Examining driver injury severity in intersection-related crashes using cluster analysis and hierarchical Bayesian models.

Traffic crashes are more likely to occur at intersections where the traffic environment is complicated. In this study, a hybrid approach combining cluster analysis and hierarchical Bayesian models is developed to examine driver injury severity patterns in intersection-related crashes based on two-year crash data in New Mexico. Three clusters are defined by K-means cluster analysis based on weather and roadway environmental conditions in order to reveal drivers' risk compensation instability under diverse external environment. Hierarchical Bayesian random intercept models are developed for each of the three clusters as well as the whole dataset to identify the contributing factors on multilevel driver injury outcomes: property damage only (Level I), complaint of injury and visible injury (Level II), and incapacitating injury and fatality (Level III).
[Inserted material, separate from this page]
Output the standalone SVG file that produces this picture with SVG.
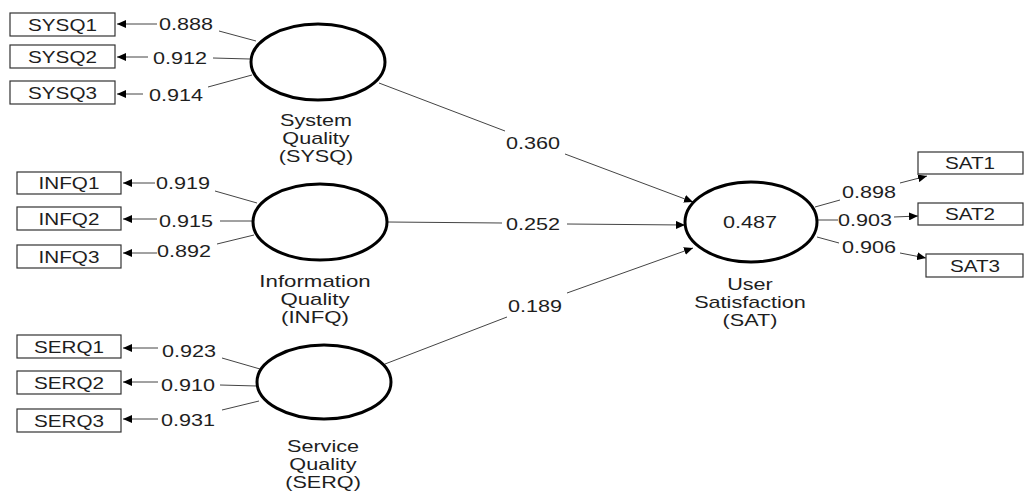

Model comparison with an ordinary multinomial logistic model omitting crash data hierarchical features and cross-level interactions verifies the suitability and effectiveness of the proposed hybrid approach. Results show that a number of crash-level variables (time period, weather, light condition, area, and road grade), vehicle/driver-level variables (traffic controls, vehicle action, vehicle type, seatbelt used, driver age, drug/alcohol impaired, and driver age) along with some cross-level interactions (i.e., left turn and night, drug and dark) impose significantly influence driver injury severity. This study provides insightful understandings of the effects of these variables on driver injury severity in intersection-related crashes and beneficial references for developing effective countermeasures for severe crash prevention.